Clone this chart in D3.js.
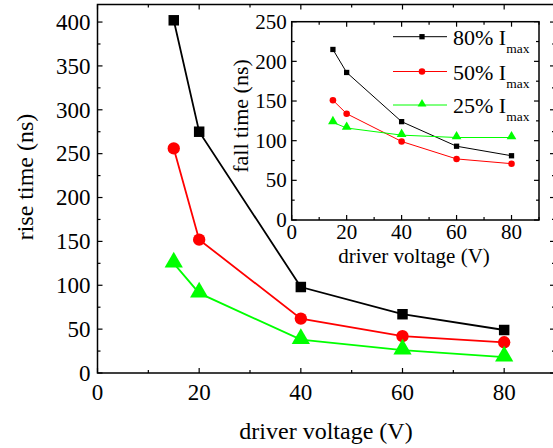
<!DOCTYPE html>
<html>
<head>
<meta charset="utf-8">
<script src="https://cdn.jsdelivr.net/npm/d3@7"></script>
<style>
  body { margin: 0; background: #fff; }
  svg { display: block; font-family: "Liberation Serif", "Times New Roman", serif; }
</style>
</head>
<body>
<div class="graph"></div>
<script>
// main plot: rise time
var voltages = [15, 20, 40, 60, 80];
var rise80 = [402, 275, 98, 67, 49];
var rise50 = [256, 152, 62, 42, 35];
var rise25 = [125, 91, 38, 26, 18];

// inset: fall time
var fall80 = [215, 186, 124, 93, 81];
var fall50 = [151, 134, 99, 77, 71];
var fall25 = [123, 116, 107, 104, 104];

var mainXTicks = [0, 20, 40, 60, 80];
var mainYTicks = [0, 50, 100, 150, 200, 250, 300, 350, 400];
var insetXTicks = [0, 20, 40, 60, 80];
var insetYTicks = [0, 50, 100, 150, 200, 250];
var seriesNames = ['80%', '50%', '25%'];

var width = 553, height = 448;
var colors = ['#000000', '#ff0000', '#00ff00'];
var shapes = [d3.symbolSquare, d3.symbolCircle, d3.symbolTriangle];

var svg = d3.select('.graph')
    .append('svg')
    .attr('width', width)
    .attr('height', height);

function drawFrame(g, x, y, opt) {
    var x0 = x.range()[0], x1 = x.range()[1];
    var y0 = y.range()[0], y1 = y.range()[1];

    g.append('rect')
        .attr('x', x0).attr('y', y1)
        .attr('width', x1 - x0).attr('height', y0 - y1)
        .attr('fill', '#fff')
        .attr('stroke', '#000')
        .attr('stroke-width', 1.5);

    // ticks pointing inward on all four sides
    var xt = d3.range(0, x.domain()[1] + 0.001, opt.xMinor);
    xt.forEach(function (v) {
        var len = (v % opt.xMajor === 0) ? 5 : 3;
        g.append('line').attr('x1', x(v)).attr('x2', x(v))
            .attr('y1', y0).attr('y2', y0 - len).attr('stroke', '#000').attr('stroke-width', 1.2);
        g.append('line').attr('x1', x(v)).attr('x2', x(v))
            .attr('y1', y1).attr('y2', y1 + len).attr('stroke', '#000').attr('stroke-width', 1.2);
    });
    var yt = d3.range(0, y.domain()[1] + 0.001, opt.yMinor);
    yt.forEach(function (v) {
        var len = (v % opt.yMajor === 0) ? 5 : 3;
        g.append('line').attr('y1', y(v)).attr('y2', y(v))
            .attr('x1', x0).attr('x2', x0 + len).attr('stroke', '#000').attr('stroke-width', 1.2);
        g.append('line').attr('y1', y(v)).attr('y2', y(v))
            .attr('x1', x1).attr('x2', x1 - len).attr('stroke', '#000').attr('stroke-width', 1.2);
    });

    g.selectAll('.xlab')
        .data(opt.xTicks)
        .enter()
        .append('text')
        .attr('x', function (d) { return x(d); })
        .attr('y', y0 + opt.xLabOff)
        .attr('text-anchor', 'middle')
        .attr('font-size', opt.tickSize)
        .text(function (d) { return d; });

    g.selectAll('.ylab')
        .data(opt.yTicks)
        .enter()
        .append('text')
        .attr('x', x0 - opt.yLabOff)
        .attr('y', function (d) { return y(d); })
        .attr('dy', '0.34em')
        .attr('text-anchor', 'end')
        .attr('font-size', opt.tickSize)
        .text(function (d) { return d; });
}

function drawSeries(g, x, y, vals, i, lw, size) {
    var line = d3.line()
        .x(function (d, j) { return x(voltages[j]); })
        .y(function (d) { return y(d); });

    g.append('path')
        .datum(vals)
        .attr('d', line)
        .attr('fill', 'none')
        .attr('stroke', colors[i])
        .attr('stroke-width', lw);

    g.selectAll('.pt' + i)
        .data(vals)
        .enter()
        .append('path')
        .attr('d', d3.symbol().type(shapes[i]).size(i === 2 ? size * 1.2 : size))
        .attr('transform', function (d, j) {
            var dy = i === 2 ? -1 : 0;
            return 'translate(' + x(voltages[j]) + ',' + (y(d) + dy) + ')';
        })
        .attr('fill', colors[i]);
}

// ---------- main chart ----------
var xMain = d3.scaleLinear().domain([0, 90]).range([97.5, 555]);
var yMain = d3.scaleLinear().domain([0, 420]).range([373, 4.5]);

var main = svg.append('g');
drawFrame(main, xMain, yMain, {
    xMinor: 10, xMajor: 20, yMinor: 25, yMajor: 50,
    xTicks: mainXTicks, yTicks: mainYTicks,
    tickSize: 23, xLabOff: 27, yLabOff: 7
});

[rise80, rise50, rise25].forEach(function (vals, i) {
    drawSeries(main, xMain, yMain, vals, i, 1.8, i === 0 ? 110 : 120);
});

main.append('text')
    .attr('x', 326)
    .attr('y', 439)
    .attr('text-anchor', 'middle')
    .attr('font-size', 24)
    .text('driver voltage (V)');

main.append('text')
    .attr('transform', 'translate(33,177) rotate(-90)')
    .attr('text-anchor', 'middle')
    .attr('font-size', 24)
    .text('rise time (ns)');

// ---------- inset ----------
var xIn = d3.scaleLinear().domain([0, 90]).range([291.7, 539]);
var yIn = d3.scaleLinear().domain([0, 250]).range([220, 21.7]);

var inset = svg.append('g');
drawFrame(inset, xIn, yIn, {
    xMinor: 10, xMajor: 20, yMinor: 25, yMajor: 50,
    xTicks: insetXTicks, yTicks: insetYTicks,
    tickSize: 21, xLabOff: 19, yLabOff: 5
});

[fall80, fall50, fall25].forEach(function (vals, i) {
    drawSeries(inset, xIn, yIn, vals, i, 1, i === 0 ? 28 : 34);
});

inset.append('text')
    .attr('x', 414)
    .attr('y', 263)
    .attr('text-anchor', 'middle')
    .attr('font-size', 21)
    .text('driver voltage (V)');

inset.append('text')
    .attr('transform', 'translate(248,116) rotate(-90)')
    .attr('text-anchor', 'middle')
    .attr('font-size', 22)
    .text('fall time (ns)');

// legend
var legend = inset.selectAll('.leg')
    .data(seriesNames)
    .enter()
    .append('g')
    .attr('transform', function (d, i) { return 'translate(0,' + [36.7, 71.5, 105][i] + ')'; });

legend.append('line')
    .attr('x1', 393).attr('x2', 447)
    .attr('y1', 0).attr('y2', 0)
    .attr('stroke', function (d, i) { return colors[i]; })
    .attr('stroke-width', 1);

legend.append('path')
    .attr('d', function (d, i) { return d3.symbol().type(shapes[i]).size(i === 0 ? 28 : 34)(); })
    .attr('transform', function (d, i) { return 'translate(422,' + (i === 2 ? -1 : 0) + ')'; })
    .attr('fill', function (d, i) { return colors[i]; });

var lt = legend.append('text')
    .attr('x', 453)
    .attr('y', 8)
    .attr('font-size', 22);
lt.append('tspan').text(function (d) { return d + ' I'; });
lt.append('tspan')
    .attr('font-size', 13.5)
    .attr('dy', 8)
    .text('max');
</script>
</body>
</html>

· · ·

## Request
Reproduce the material word for word. Any pictures should be left out of the copy.

## Task answer
Clone this chart in D3.js.
<!DOCTYPE html>
<html>
<head>
<meta charset="utf-8">
<script src="https://cdn.jsdelivr.net/npm/d3@7"></script>
<style>
  body { margin: 0; background: #fff; }
  svg { display: block; font-family: "Liberation Serif", "Times New Roman", serif; }
</style>
</head>
<body>
<div class="graph"></div>
<script>
// main plot: rise time
var voltages = [15, 20, 40, 60, 80];
var rise80 = [402, 275, 98, 67, 49];
var rise50 = [256, 152, 62, 42, 35];
var rise25 = [125, 91, 38, 26, 18];

// inset: fall time
var fall80 = [215, 186, 124, 93, 81];
var fall50 = [151, 134, 99, 77, 71];
var fall25 = [123, 116, 107, 104, 104];

var mainXTicks = [0, 20, 40, 60, 80];
var mainYTicks = [0, 50, 100, 150, 200, 250, 300, 350, 400];
var insetXTicks = [0, 20, 40, 60, 80];
var insetYTicks = [0, 50, 100, 150, 200, 250];
var seriesNames = ['80%', '50%', '25%'];

var width = 553, height = 448;
var colors = ['#000000', '#ff0000', '#00ff00'];
var shapes = [d3.symbolSquare, d3.symbolCircle, d3.symbolTriangle];

var svg = d3.select('.graph')
    .append('svg')
    .attr('width', width)
    .attr('height', height);

function drawFrame(g, x, y, opt) {
    var x0 = x.range()[0], x1 = x.range()[1];
    var y0 = y.range()[0], y1 = y.range()[1];

    g.append('rect')
        .attr('x', x0).attr('y', y1)
        .attr('width', x1 - x0).attr('height', y0 - y1)
        .attr('fill', '#fff')
        .attr('stroke', '#000')
        .attr('stroke-width', 1.5);

    // ticks pointing inward on all four sides
    var xt = d3.range(0, x.domain()[1] + 0.001, opt.xMinor);
    xt.forEach(function (v) {
        var len = (v % opt.xMajor === 0) ? 5 : 3;
        g.append('line').attr('x1', x(v)).attr('x2', x(v))
            .attr('y1', y0).attr('y2', y0 - len).attr('stroke', '#000').attr('stroke-width', 1.2);
        g.append('line').attr('x1', x(v)).attr('x2', x(v))
            .attr('y1', y1).attr('y2', y1 + len).attr('stroke', '#000').attr('stroke-width', 1.2);
    });
    var yt = d3.range(0, y.domain()[1] + 0.001, opt.yMinor);
    yt.forEach(function (v) {
        var len = (v % opt.yMajor === 0) ? 5 : 3;
        g.append('line').attr('y1', y(v)).attr('y2', y(v))
            .attr('x1', x0).attr('x2', x0 + len).attr('stroke', '#000').attr('stroke-width', 1.2);
        g.append('line').attr('y1', y(v)).attr('y2', y(v))
            .attr('x1', x1).attr('x2', x1 - len).attr('stroke', '#000').attr('stroke-width', 1.2);
    });

    g.selectAll('.xlab')
        .data(opt.xTicks)
        .enter()
        .append('text')
        .attr('x', function (d) { return x(d); })
        .attr('y', y0 + opt.xLabOff)
        .attr('text-anchor', 'middle')
        .attr('font-size', opt.tickSize)
        .text(function (d) { return d; });

    g.selectAll('.ylab')
        .data(opt.yTicks)
        .enter()
        .append('text')
        .attr('x', x0 - opt.yLabOff)
        .attr('y', function (d) { return y(d); })
        .attr('dy', '0.34em')
        .attr('text-anchor', 'end')
        .attr('font-size', opt.tickSize)
        .text(function (d) { return d; });
}

function drawSeries(g, x, y, vals, i, lw, size) {
    var line = d3.line()
        .x(function (d, j) { return x(voltages[j]); })
        .y(function (d) { return y(d); });

    g.append('path')
        .datum(vals)
        .attr('d', line)
        .attr('fill', 'none')
        .attr('stroke', colors[i])
        .attr('stroke-width', lw);

    g.selectAll('.pt' + i)
        .data(vals)
        .enter()
        .append('path')
        .attr('d', d3.symbol().type(shapes[i]).size(i === 2 ? size * 1.2 : size))
        .attr('transform', function (d, j) {
            var dy = i === 2 ? -1 : 0;
            return 'translate(' + x(voltages[j]) + ',' + (y(d) + dy) + ')';
        })
        .attr('fill', colors[i]);
}

// ---------- main chart ----------
var xMain = d3.scaleLinear().domain([0, 90]).range([97.5, 555]);
var yMain = d3.scaleLinear().domain([0, 420]).range([373, 4.5]);

var main = svg.append('g');
drawFrame(main, xMain, yMain, {
    xMinor: 10, xMajor: 20, yMinor: 25, yMajor: 50,
    xTicks: mainXTicks, yTicks: mainYTicks,
    tickSize: 23, xLabOff: 27, yLabOff: 7
});

[rise80, rise50, rise25].forEach(function (vals, i) {
    drawSeries(main, xMain, yMain, vals, i, 1.8, i === 0 ? 110 : 120);
});

main.append('text')
    .attr('x', 326)
    .attr('y', 439)
    .attr('text-anchor', 'middle')
    .attr('font-size', 24)
    .text('driver voltage (V)');

main.append('text')
    .attr('transform', 'translate(33,177) rotate(-90)')
    .attr('text-anchor', 'middle')
    .attr('font-size', 24)
    .text('rise time (ns)');

// ---------- inset ----------
var xIn = d3.scaleLinear().domain([0, 90]).range([291.7, 539]);
var yIn = d3.scaleLinear().domain([0, 250]).range([220, 21.7]);

var inset = svg.append('g');
drawFrame(inset, xIn, yIn, {
    xMinor: 10, xMajor: 20, yMinor: 25, yMajor: 50,
    xTicks: insetXTicks, yTicks: insetYTicks,
    tickSize: 21, xLabOff: 19, yLabOff: 5
});

[fall80, fall50, fall25].forEach(function (vals, i) {
    drawSeries(inset, xIn, yIn, vals, i, 1, i === 0 ? 28 : 34);
});

inset.append('text')
    .attr('x', 414)
    .attr('y', 263)
    .attr('text-anchor', 'middle')
    .attr('font-size', 21)
    .text('driver voltage (V)');

inset.append('text')
    .attr('transform', 'translate(248,116) rotate(-90)')
    .attr('text-anchor', 'middle')
    .attr('font-size', 22)
    .text('fall time (ns)');

// legend
var legend = inset.selectAll('.leg')
    .data(seriesNames)
    .enter()
    .append('g')
    .attr('transform', function (d, i) { return 'translate(0,' + [36.7, 71.5, 105][i] + ')'; });

legend.append('line')
    .attr('x1', 393).attr('x2', 447)
    .attr('y1', 0).attr('y2', 0)
    .attr('stroke', function (d, i) { return colors[i]; })
    .attr('stroke-width', 1);

legend.append('path')
    .attr('d', function (d, i) { return d3.symbol().type(shapes[i]).size(i === 0 ? 28 : 34)(); })
    .attr('transform', function (d, i) { return 'translate(422,' + (i === 2 ? -1 : 0) + ')'; })
    .attr('fill', function (d, i) { return colors[i]; });

var lt = legend.append('text')
    .attr('x', 453)
    .attr('y', 8)
    .attr('font-size', 22);
lt.append('tspan').text(function (d) { return d + ' I'; });
lt.append('tspan')
    .attr('font-size', 13.5)
    .attr('dy', 8)
    .text('max');
</script>
</body>
</html>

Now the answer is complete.